- **GIVEN EXERCISE**: Begin with the first line of the material and copy each line word for word through the line that contains "plt.rcParams['font.family'] = ['Liberation"; the pictures are left out.

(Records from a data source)
↓↓↓

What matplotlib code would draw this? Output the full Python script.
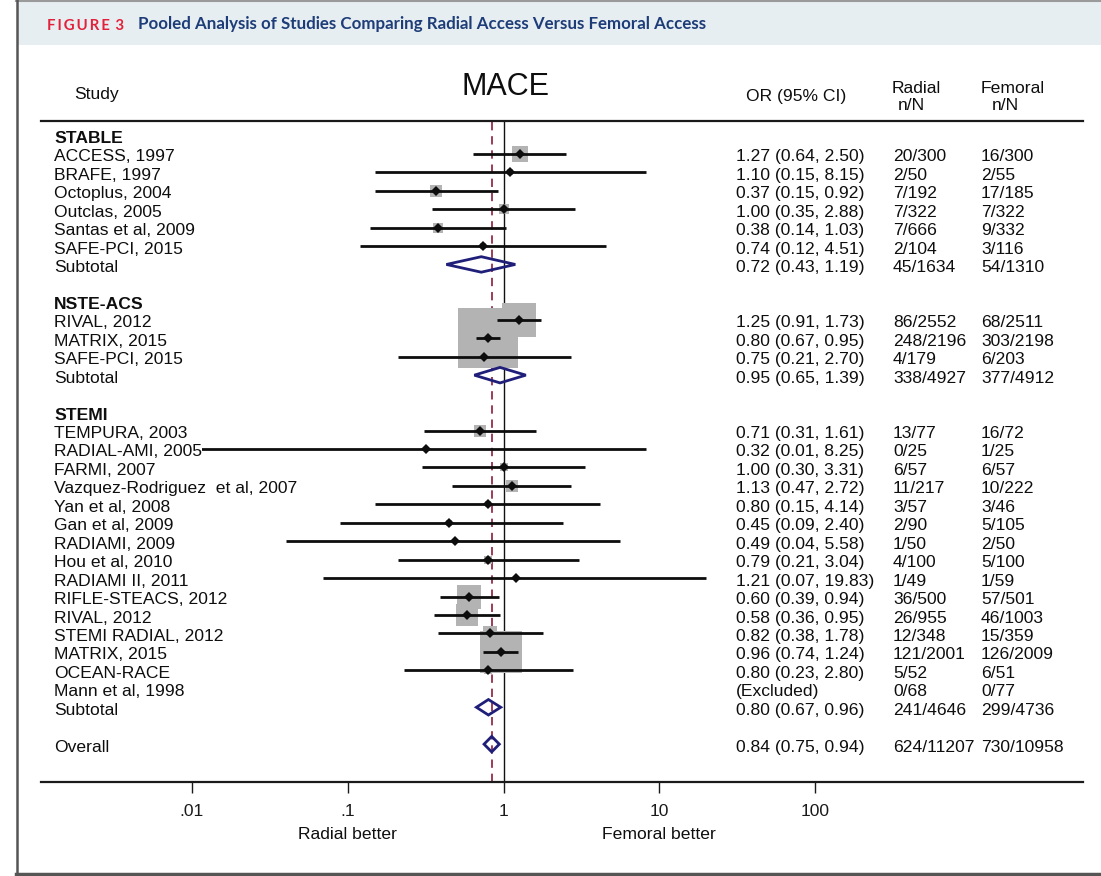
import matplotlib
matplotlib.use("Agg")
import matplotlib.pyplot as plt
import matplotlib.transforms as mtransforms
from matplotlib.patches import Polygon, Rectangle
from matplotlib.lines import Line2D
from matplotlib.ticker import NullLocator

plt.rcParams['font.family'] = ['Liberation Sans', 'DejaVu Sans']

# ---------------- data ----------------
group_names = ["STABLE", "NSTE-ACS", "STEMI"]

stable_studies = ["ACCESS, 1997", "BRAFE, 1997", "Octoplus, 2004", "Outclas, 2005",
                  "Santas et al, 2009", "SAFE-PCI, 2015"]
stable_or = [1.27, 1.10, 0.37, 1.00, 0.38, 0.74]
stable_lo = [0.64, 0.15, 0.15, 0.35, 0.14, 0.12]
stable_hi = [2.50, 8.15, 0.92, 2.88, 1.03, 4.51]
stable_radial = ["20/300", "2/50", "7/192", "7/322", "7/666", "2/104"]
stable_femoral = ["16/300", "2/55", "17/185", "7/322", "9/332", "3/116"]
stable_weight = [2.67, 0.31, 1.50, 1.11, 1.24, 0.38]

nste_studies = ["RIVAL, 2012", "MATRIX, 2015", "SAFE-PCI, 2015"]
nste_or = [1.25, 0.80, 0.75]
nste_lo = [0.91, 0.67, 0.21]
nste_hi = [1.73, 0.95, 2.70]
nste_radial = ["86/2552", "248/2196", "4/179"]
nste_femoral = ["68/2511", "303/2198", "6/203"]
nste_weight = [11.98, 40.6, 0.76]

stemi_studies = ["TEMPURA, 2003", "RADIAL-AMI, 2005", "FARMI, 2007",
                 "Vazquez-Rodriguez  et al, 2007", "Yan et al, 2008", "Gan et al, 2009",
                 "RADIAMI, 2009", "Hou et al, 2010", "RADIAMI II, 2011", "RIFLE-STEACS, 2012",
                 "RIVAL, 2012", "STEMI RADIAL, 2012", "MATRIX, 2015", "OCEAN-RACE",
                 "Mann et al, 1998"]
stemi_or = [0.71, 0.32, 1.00, 1.13, 0.80, 0.45, 0.49, 0.79, 1.21, 0.60, 0.58, 0.82, 0.96, 0.80, None]
stemi_lo = [0.31, 0.01, 0.30, 0.47, 0.15, 0.09, 0.04, 0.21, 0.07, 0.39, 0.36, 0.38, 0.74, 0.23, None]
stemi_hi = [1.61, 8.25, 3.31, 2.72, 4.14, 2.40, 5.58, 3.04, 19.83, 0.94, 0.95, 1.78, 1.24, 2.80, None]
stemi_radial = ["13/77", "0/25", "6/57", "11/217", "3/57", "2/90", "1/50", "4/100", "1/49",
                "36/500", "26/955", "12/348", "121/2001", "5/52", "0/68"]
stemi_femoral = ["16/72", "1/25", "6/57", "10/222", "3/46", "5/105", "2/50", "5/100", "1/59",
                 "57/501", "46/1003", "15/359", "126/2009", "6/51", "0/77"]
stemi_weight = [1.82, 0.11, 0.86, 1.60, 0.45, 0.46, 0.20, 0.69, 0.15, 6.40, 5.25, 2.07, 18.58, 0.79, 0.0]

subtotal_or = [0.72, 0.95, 0.80]
subtotal_lo = [0.43, 0.65, 0.67]
subtotal_hi = [1.19, 1.39, 0.96]
subtotal_radial = ["45/1634", "338/4927", "241/4646"]
subtotal_femoral = ["54/1310", "377/4912", "299/4736"]

overall_or, overall_lo, overall_hi = 0.84, 0.75, 0.94
overall_radial, overall_femoral = "624/11207", "730/10958"

tick_values = [0.01, 0.1, 1, 10, 100]
tick_labels = [".01", ".1", "1", "10", "100"]

# ---------------- layout ----------------
W, H, DPI = 1101, 876, 100
FS = 12.6

def fx(x):
    return x / W

def fy(y):
    return 1 - y / H

groups = [
    (group_names[0], stable_studies, stable_or, stable_lo, stable_hi, stable_radial, stable_femoral, stable_weight),
    (group_names[1], nste_studies, nste_or, nste_lo, nste_hi, nste_radial, nste_femoral, nste_weight),
    (group_names[2], stemi_studies, stemi_or, stemi_lo, stemi_hi, stemi_radial, stemi_femoral, stemi_weight),
]

fig = plt.figure(figsize=(W / DPI, H / DPI), dpi=DPI)
fig.patch.set_facecolor('white')

# frame and heading band
fig.patches.append(Rectangle((fx(17), fy(45)), 1 - fx(17), fy(2) - fy(45),
                             transform=fig.transFigure, facecolor='#e6eef1', edgecolor='none', zorder=0))
fig.lines.append(Line2D([fx(16), 1], [fy(1), fy(1)], transform=fig.transFigure, color='#9a9a9a', lw=1.5))
fig.lines.append(Line2D([fx(16.5), fx(16.5)], [0, 1], transform=fig.transFigure, color='#555555', lw=1.8))
fig.lines.append(Line2D([fx(16), 1], [fy(873.5), fy(873.5)], transform=fig.transFigure, color='#555555', lw=2.5))

fig.text(fx(47), fy(29.5), "F\u2009I\u2009G\u2009U\u2009R\u2009E\u2009 3", color='#e3203a', fontsize=10.8,
         fontweight='bold', family=['Lato', 'DejaVu Sans'], va='baseline', ha='left')
fig.text(fx(138), fy(29.5), "Pooled Analysis of Studies Comparing Radial Access Versus Femoral Access",
         color='#1d3c78', fontsize=12.2, fontweight='bold', family=['Lato', 'DejaVu Sans'],
         va='baseline', ha='left')

# plotting axes
ax = fig.add_axes([fx(41), fy(782), fx(1083) - fx(41), fy(120.7) - fy(782)])
ax.patch.set_alpha(0)
ax.set_xscale('log')
ax.set_xlim(10 ** -2.9667, 10 ** 3.717)
ax.set_ylim(35.05, -0.791)
ax.set_yticks([])
ax.set_xticks(tick_values)
ax.set_xticklabels(tick_labels)
ax.xaxis.set_minor_locator(NullLocator())
ax.tick_params(axis='x', direction='out', length=8, width=1.0, pad=7.5, labelsize=FS,
               colors='#1a1a1a')
for side in ('left', 'right'):
    ax.spines[side].set_visible(False)
for side in ('top', 'bottom'):
    ax.spines[side].set_linewidth(1.6)
    ax.spines[side].set_color('#1a1a1a')

ax.axvline(1, color='#111111', lw=1.0, zorder=1)
ax.axvline(overall_or, color='#8b1c3c', lw=1.2, ls=(0, (5, 3.5)), zorder=1)

row_trans = mtransforms.blended_transform_factory(fig.transFigure, ax.transData) + \
    mtransforms.ScaledTranslation(0, -7.5 / DPI, fig.dpi_scale_trans)

X_NAME, X_OR, X_RAD, X_FEM = fx(54), fx(736), fx(893), fx(981)
TXT = '#0e0e0e'
DIAMOND = '#1f1f7a'


def put_row(r, name, ortxt, rad, fem, bold=False, hide=False):
    kw = dict(transform=row_trans, fontsize=FS, color=TXT, va='baseline', ha='left', zorder=6)
    t = fig.text(X_NAME, r, name, fontweight='bold' if bold else 'normal', **kw)
    if hide:
        t.set_bbox(dict(facecolor='white', edgecolor='none', pad=0))
    if ortxt is not None:
        fig.text(X_OR, r, ortxt, **kw)
        fig.text(X_RAD, r, rad, **kw)
        fig.text(X_FEM, r, fem, **kw)


def diamond(r, o, lo, hi):
    ax.add_patch(Polygon([(lo, r), (o, r - 0.42), (hi, r), (o, r + 0.42)], closed=True,
                         fill=False, edgecolor=DIAMOND, lw=2.0, joinstyle='miter', zorder=3))


r = 0
for gi, (gname, names, ors, los, his, rads, fems, wts) in enumerate(groups):
    put_row(r, gname, None, None, None, bold=True)
    r += 1
    for name, o, lo, hi, rad, fem, w in zip(names, ors, los, his, rads, fems, wts):
        if o is None:
            put_row(r, name, "(Excluded)", rad, fem)
        else:
            if w > 0:
                side_px = 9.57 * w ** 0.5
                ax.scatter([o], [r], marker='s', s=(side_px * 72 / DPI) ** 2, c='#b3b3b3',
                           linewidths=0, zorder=2)
            ax.plot([lo, hi], [r, r], color='#0d0d0d', lw=2.0, solid_capstyle='butt', zorder=3)
            ax.plot([o], [r], marker='D', ms=5.6, color='#0d0d0d', mew=0, zorder=4)
            put_row(r, name, f"{o:.2f} ({lo:.2f}, {hi:.2f})", rad, fem, hide=True)
        r += 1
    diamond(r, subtotal_or[gi], subtotal_lo[gi], subtotal_hi[gi])
    put_row(r, "Subtotal", f"{subtotal_or[gi]:.2f} ({subtotal_lo[gi]:.2f}, {subtotal_hi[gi]:.2f})",
            subtotal_radial[gi], subtotal_femoral[gi])
    r += 2

diamond(r, overall_or, overall_lo, overall_hi)
put_row(r, "Overall", f"{overall_or:.2f} ({overall_lo:.2f}, {overall_hi:.2f})",
        overall_radial, overall_femoral)

# column headers
hk = dict(fontsize=FS, color=TXT, va='baseline', ha='left')
fig.text(fx(74), fy(99.5), "Study", **hk)
fig.text(fx(505), fy(95), "MACE", fontsize=22, color=TXT, va='baseline', ha='center')
fig.text(fx(746), fy(101), "OR (95% CI)", **hk)
fig.text(fx(892), fy(93.2), "Radial", **hk)
fig.text(fx(898), fy(109.5), "n/N", **hk)
fig.text(fx(981), fy(93.2), "Femoral", **hk)
fig.text(fx(992), fy(109.5), "n/N", **hk)

# axis direction labels
lab_trans = mtransforms.blended_transform_factory(ax.transData, fig.transFigure)
fig.text(0.1, fy(839), "Radial better", transform=lab_trans, fontsize=FS, color=TXT,
         ha='center', va='baseline')
fig.text(10, fy(839), "Femoral better", transform=lab_trans, fontsize=FS, color=TXT,
         ha='center', va='baseline')

fig.savefig("out.png", dpi=DPI, facecolor='white')
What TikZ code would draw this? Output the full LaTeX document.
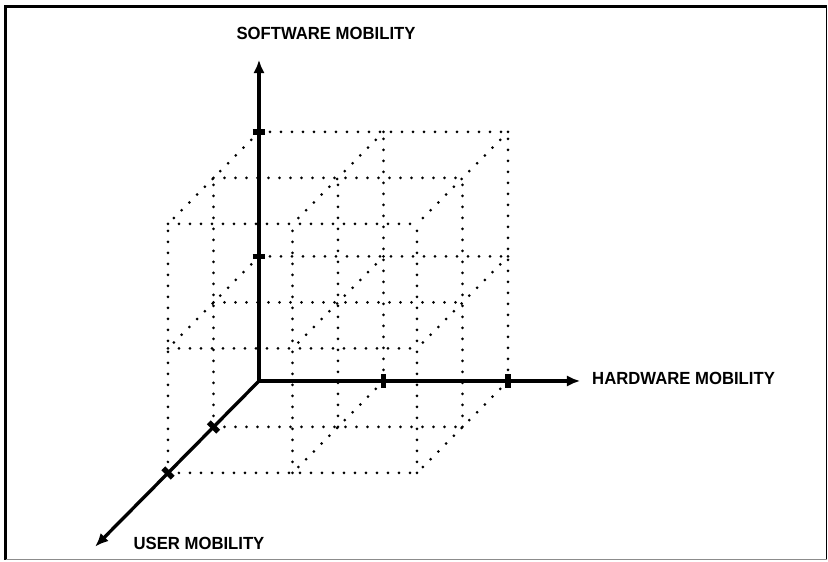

↑↑↑

- **RESPONSE**:
What matplotlib code would draw this? Output the full Python script.
import matplotlib
matplotlib.use("Agg")
import matplotlib.pyplot as plt
import matplotlib.transforms as mtransforms
from matplotlib.patches import Polygon, Rectangle
from matplotlib.lines import Line2D
from matplotlib.ticker import NullLocator

plt.rcParams['font.family'] = ['Liberation Sans', 'DejaVu Sans']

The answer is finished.